#### WHAT YOU ARE ASKED TO DO
Extract the complete listing and repeat it word for word.
------------------------
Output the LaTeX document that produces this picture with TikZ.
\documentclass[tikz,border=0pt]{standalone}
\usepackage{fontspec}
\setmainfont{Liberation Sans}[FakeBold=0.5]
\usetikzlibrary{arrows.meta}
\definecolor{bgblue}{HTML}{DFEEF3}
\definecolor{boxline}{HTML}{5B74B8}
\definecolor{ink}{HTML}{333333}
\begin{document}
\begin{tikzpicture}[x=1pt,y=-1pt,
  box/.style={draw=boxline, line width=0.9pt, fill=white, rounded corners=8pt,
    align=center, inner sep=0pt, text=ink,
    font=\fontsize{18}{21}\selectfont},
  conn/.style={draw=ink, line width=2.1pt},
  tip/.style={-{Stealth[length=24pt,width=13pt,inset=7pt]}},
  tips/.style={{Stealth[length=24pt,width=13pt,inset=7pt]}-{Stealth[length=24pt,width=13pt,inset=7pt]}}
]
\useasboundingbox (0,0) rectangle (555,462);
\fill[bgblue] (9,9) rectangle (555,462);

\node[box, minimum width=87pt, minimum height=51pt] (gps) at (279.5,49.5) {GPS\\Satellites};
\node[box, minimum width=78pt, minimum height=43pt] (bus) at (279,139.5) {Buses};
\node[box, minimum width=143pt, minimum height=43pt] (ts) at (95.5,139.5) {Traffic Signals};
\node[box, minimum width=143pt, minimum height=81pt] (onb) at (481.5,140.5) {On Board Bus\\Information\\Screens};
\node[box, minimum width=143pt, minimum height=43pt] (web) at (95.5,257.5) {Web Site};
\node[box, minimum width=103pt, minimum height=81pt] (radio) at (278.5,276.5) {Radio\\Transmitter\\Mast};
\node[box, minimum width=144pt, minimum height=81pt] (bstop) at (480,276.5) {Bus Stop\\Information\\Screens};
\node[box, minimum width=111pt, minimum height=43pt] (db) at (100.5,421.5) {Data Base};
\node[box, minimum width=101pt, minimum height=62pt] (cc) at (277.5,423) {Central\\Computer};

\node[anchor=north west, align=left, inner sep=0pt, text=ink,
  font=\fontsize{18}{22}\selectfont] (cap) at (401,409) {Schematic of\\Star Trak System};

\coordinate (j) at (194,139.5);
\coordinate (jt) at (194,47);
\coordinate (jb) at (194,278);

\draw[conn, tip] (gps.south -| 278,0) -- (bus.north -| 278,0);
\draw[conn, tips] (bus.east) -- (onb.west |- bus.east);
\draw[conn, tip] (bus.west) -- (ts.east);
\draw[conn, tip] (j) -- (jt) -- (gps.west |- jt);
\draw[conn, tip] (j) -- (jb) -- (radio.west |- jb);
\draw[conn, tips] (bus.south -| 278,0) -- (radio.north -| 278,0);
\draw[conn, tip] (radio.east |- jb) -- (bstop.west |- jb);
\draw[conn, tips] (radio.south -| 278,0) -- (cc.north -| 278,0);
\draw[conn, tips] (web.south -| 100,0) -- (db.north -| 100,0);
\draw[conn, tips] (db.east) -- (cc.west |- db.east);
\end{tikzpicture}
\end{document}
------------------------
#### EXERCISE RESPONSE
Output the LaTeX document that produces this picture with TikZ.
\documentclass[tikz,border=0pt]{standalone}
\usepackage{fontspec}
\setmainfont{Liberation Sans}[FakeBold=0.5]
\usetikzlibrary{arrows.meta}
\definecolor{bgblue}{HTML}{DFEEF3}
\definecolor{boxline}{HTML}{5B74B8}
\definecolor{ink}{HTML}{333333}
\begin{document}
\begin{tikzpicture}[x=1pt,y=-1pt,
  box/.style={draw=boxline, line width=0.9pt, fill=white, rounded corners=8pt,
    align=center, inner sep=0pt, text=ink,
    font=\fontsize{18}{21}\selectfont},
  conn/.style={draw=ink, line width=2.1pt},
  tip/.style={-{Stealth[length=24pt,width=13pt,inset=7pt]}},
  tips/.style={{Stealth[length=24pt,width=13pt,inset=7pt]}-{Stealth[length=24pt,width=13pt,inset=7pt]}}
]
\useasboundingbox (0,0) rectangle (555,462);
\fill[bgblue] (9,9) rectangle (555,462);

\node[box, minimum width=87pt, minimum height=51pt] (gps) at (279.5,49.5) {GPS\\Satellites};
\node[box, minimum width=78pt, minimum height=43pt] (bus) at (279,139.5) {Buses};
\node[box, minimum width=143pt, minimum height=43pt] (ts) at (95.5,139.5) {Traffic Signals};
\node[box, minimum width=143pt, minimum height=81pt] (onb) at (481.5,140.5) {On Board Bus\\Information\\Screens};
\node[box, minimum width=143pt, minimum height=43pt] (web) at (95.5,257.5) {Web Site};
\node[box, minimum width=103pt, minimum height=81pt] (radio) at (278.5,276.5) {Radio\\Transmitter\\Mast};
\node[box, minimum width=144pt, minimum height=81pt] (bstop) at (480,276.5) {Bus Stop\\Information\\Screens};
\node[box, minimum width=111pt, minimum height=43pt] (db) at (100.5,421.5) {Data Base};
\node[box, minimum width=101pt, minimum height=62pt] (cc) at (277.5,423) {Central\\Computer};

\node[anchor=north west, align=left, inner sep=0pt, text=ink,
  font=\fontsize{18}{22}\selectfont] (cap) at (401,409) {Schematic of\\Star Trak System};

\coordinate (j) at (194,139.5);
\coordinate (jt) at (194,47);
\coordinate (jb) at (194,278);

\draw[conn, tip] (gps.south -| 278,0) -- (bus.north -| 278,0);
\draw[conn, tips] (bus.east) -- (onb.west |- bus.east);
\draw[conn, tip] (bus.west) -- (ts.east);
\draw[conn, tip] (j) -- (jt) -- (gps.west |- jt);
\draw[conn, tip] (j) -- (jb) -- (radio.west |- jb);
\draw[conn, tips] (bus.south -| 278,0) -- (radio.north -| 278,0);
\draw[conn, tip] (radio.east |- jb) -- (bstop.west |- jb);
\draw[conn, tips] (radio.south -| 278,0) -- (cc.north -| 278,0);
\draw[conn, tips] (web.south -| 100,0) -- (db.north -| 100,0);
\draw[conn, tips] (db.east) -- (cc.west |- db.east);
\end{tikzpicture}
\end{document}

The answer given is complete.